In a heartbreaking moments, a distraught woman had to listen to her mother’s final breaths on the phone while playing her Tina Turner’s ‘Simply the Best’ as she died of novel coronavirus.
According to the details, the woman Sophia Essel, 30, had to remain in the waiting room when her mother Kay Elmer, 51, was taking her last breaths alone in the intensive care unit of the hospital. They could only communicate via phone. On the occasion, grieving Sophia, who works as a DJ, played her the same song which was played at Kay’s mother’s funeral, Daily Mail reported
Talking to journalists, Sophia said, “The more people that ignore the guidance, the longer it’s going to be before I’m allowed to have a memorial for my mum.”
“Unfortunately me and my family have had to pay for people’s mistakes of not staying indoors and regardless of what the law is saying, people need to use their common sense.”
Sophia maintained, “It was really sad. I’m the last person she’d spoken to. My brother is in the army and he’d just been deployed the week before. The next morning she called me crying because she was so scared.”
‘They wouldn’t let us in because they didn’t know if it was the virus or not for a couple of days. I could only look at her through the window, “she said and added, “For five days, it was a case of calling every day and going up there to see if there was any change.

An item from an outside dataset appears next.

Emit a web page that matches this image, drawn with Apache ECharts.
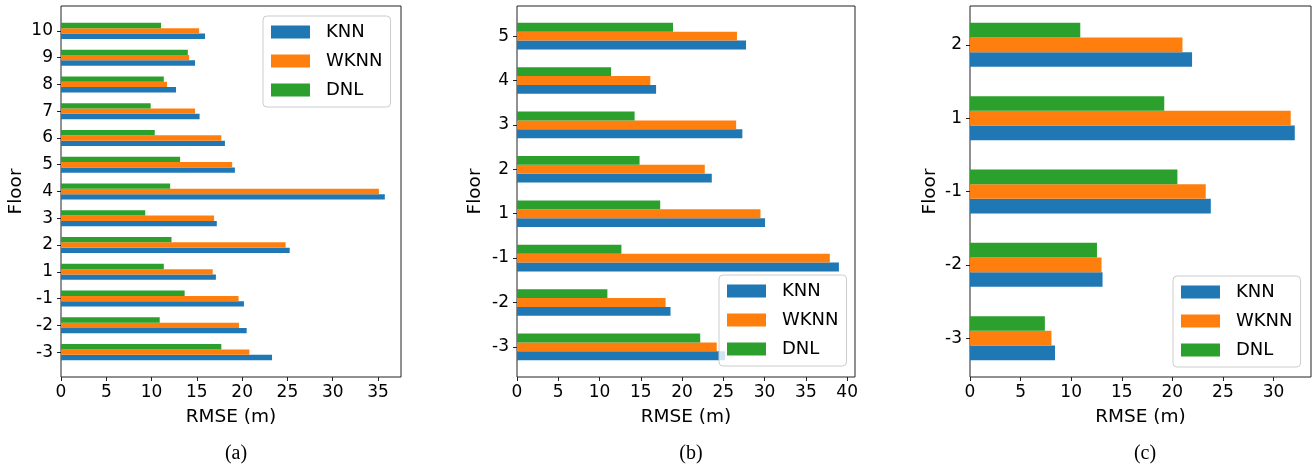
<!DOCTYPE html>
<html>
<head>
<meta charset="utf-8">
<script src="https://cdn.jsdelivr.net/npm/echarts@6/dist/echarts.min.js"></script>
<style>
html,body{margin:0;padding:0;background:#fff;}
#chart{width:1315px;height:464px;}
</style>
</head>
<body>
<div id="chart"></div>
<script>
// ---- Data ----
const seriesNames = ['KNN', 'WKNN', 'DNL'];

// Panel (a)
const floorsA = ['-3', '-2', '-1', '1', '2', '3', '4', '5', '6', '7', '8', '9', '10'];
const knnA  = [23.3, 20.5, 20.2, 17.1, 25.25, 17.2, 35.75, 19.2, 18.1, 15.3, 12.7, 14.8, 15.9];
const wknnA = [20.8, 19.65, 19.6, 16.75, 24.8, 16.9, 35.1, 18.9, 17.7, 14.8, 11.7, 14.15, 15.25];
const dnlA  = [17.7, 10.9, 13.65, 11.35, 12.2, 9.3, 12.05, 13.15, 10.35, 9.9, 11.35, 14.0, 11.05];

// Panel (b)
const floorsB = ['-3', '-2', '-1', '1', '2', '3', '4', '5'];
const knnB  = [25.2, 18.6, 39.0, 30.05, 23.6, 27.3, 16.85, 27.75];
const wknnB = [24.2, 18.0, 37.9, 29.5, 22.75, 26.55, 16.15, 26.65];
const dnlB  = [22.2, 10.95, 12.65, 17.35, 14.85, 14.25, 11.4, 18.9];

// Panel (c)
const floorsC = ['-3', '-2', '-1', '1', '2'];
const knnC  = [8.4, 13.1, 23.8, 32.1, 21.95];
const wknnC = [8.05, 13.0, 23.3, 31.7, 21.0];
const dnlC  = [7.4, 12.55, 20.5, 19.2, 10.9];

const xTicksA = [0, 5, 10, 15, 20, 25, 30, 35];
const xTicksB = [0, 5, 10, 15, 20, 25, 30, 35, 40];
const xTicksC = [0, 5, 10, 15, 20, 25, 30];

// ---- Styling ----
const colors = ['#1f77b4', '#ff7f0e', '#2ca02c'];
const FONT = 'DejaVu Sans';
const BAR = 0.2;

const panels = [
  {floors: floorsA, vals: [knnA, wknnA, dnlA], ticks: xTicksA,
   grid: {left: 61, top: 6, width: 340, height: 371},
   legend: {left: 263, top: 16}, caption: {x: 231, text: '(a)'}, nameGap: 35},
  {floors: floorsB, vals: [knnB, wknnB, dnlB], ticks: xTicksB,
   grid: {left: 517, top: 6, width: 338, height: 371},
   legend: {left: 719, top: 275}, caption: {x: 686, text: '(b)'}, nameGap: 32},
  {floors: floorsC, vals: [knnC, wknnC, dnlC], ticks: xTicksC,
   grid: {left: 970, top: 6, width: 341, height: 371},
   legend: {left: 1173, top: 276}, caption: {x: 1140, text: '(c)'}, nameGap: 30}
];

function makeRender(offset) {
  return function (params, api) {
    const val = api.value(0);
    const pos = api.value(1);
    const p0 = api.coord([0, pos + offset + BAR / 2]);
    const p1 = api.coord([val, pos + offset - BAR / 2]);
    return {
      type: 'rect',
      shape: {x: p0[0], y: p0[1], width: p1[0] - p0[0], height: p1[1] - p0[1]},
      style: api.style()
    };
  };
}

const option = {
  animation: false,
  backgroundColor: '#fff',
  textStyle: {fontFamily: FONT},
  grid: [], xAxis: [], yAxis: [], series: [], legend: [], title: []
};

panels.forEach((p, gi) => {
  const n = p.floors.length;
  const maxVal = Math.max(...p.vals.flat());
  const pad = (n - 1 + 0.6) * 0.05;
  option.grid.push(Object.assign({show: true, borderColor: '#222', borderWidth: 1, backgroundColor: 'transparent'}, p.grid));
  option.xAxis.push({
    type: 'value', gridIndex: gi, min: 0, max: +(maxVal * 1.05).toFixed(3),
    splitLine: {show: false},
    axisLine: {show: false, onZero: false},
    axisTick: {show: true, inside: false, length: 4, lineStyle: {color: '#222'}, customValues: p.ticks},
    axisLabel: {color: '#000', fontSize: 17, fontFamily: FONT, margin: 7, customValues: p.ticks},
    name: 'RMSE (m)', nameLocation: 'middle', nameGap: 31,
    nameTextStyle: {color: '#000', fontSize: 18.5, fontFamily: FONT}
  });
  const yt = p.floors.map((f, i) => i);
  option.yAxis.push({
    type: 'value', gridIndex: gi, min: -0.3 - pad, max: n - 1 + 0.3 + pad,
    splitLine: {show: false},
    axisLine: {show: false, onZero: false},
    axisTick: {show: true, inside: false, length: 4, lineStyle: {color: '#222'}, customValues: yt},
    axisLabel: {color: '#000', fontSize: 17, fontFamily: FONT, margin: 8, customValues: yt,
      formatter: v => p.floors[Math.round(v)]},
    name: 'Floor', nameLocation: 'middle', nameGap: p.nameGap, nameRotate: 90,
    nameTextStyle: {color: '#000', fontSize: 18.5, fontFamily: FONT}
  });
  const offsets = [-BAR, 0, BAR];
  seriesNames.forEach((name, si) => {
    option.series.push({
      type: 'custom', name: name, xAxisIndex: gi, yAxisIndex: gi,
      renderItem: makeRender(offsets[si]),
      itemStyle: {color: colors[si]},
      encode: {x: 0, y: 1},
      data: p.vals[si].map((v, i) => [v, i]),
      z: 2
    });
  });
  option.legend.push({
    data: seriesNames, orient: 'vertical', left: p.legend.left, top: p.legend.top,
    icon: 'rect', itemWidth: 39, itemHeight: 13, itemGap: 11,
    backgroundColor: 'rgba(255,255,255,0.8)', borderColor: '#cccccc', borderWidth: 1, borderRadius: 4,
    padding: [7, 8, 8, 8], selectedMode: false, z: 10,
    textStyle: {color: '#000', fontSize: 18, fontFamily: FONT, lineHeight: 18, padding: [0, 0, 0, 11]}
  });
  option.title.push({
    text: p.caption.text, left: p.caption.x, top: 439, textAlign: 'center',
    textStyle: {fontFamily: 'Liberation Serif', fontSize: 20, fontWeight: 'normal', color: '#000'}
  });
});

const chart = echarts.init(document.getElementById('chart'), null, {renderer: 'canvas'});
chart.setOption(option);
</script>
</body>
</html>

“Her lungs were failing at one point then she picked
up a bit a few days into treatment, but by the last day they called to say we needed to go in and switch the life support off. Her heart was failing and her kidneys were showing signs of failure. She was on 95 per cent oxygen then, which is just too much.”She couldn’t bear to watch and instead sat in a waiting room and called her mobile phone. She sat listening to her Kay’s final breaths as they played her favourite songs, including Tina Turner’s Simply The Best – the same song Kay had chosen to say goodbye to her own mother Sylvia.
‘At the end, she was really holding on herself, breathing without the machine, so I had to have a word with her and say “come on now Mum, Nan’s waiting for you”.’
Sophia has since paid tribute to her vivacious mum, who ‘stood out’ and ‘lived life to the full’.
But she will be forced to wait to plan Kay’s memorial service and at present, the mum-of-two will have to be cremated alone.
Sophia said: ‘She was the life and soul. She loved to sing, she sang everywhere she went and always had a crowd with her.
‘Things are even worse without a funeral. Not only could we not hold her hand to say goodbye, we now can’t have a funeral because of the virus.
‘We’ve just got to have a memorial service at a later date.
When asked about how she believes Kay contracted Covid-19, Sophia said, ‘I’m assuming people, at some point, going out when they’ve had symptoms.”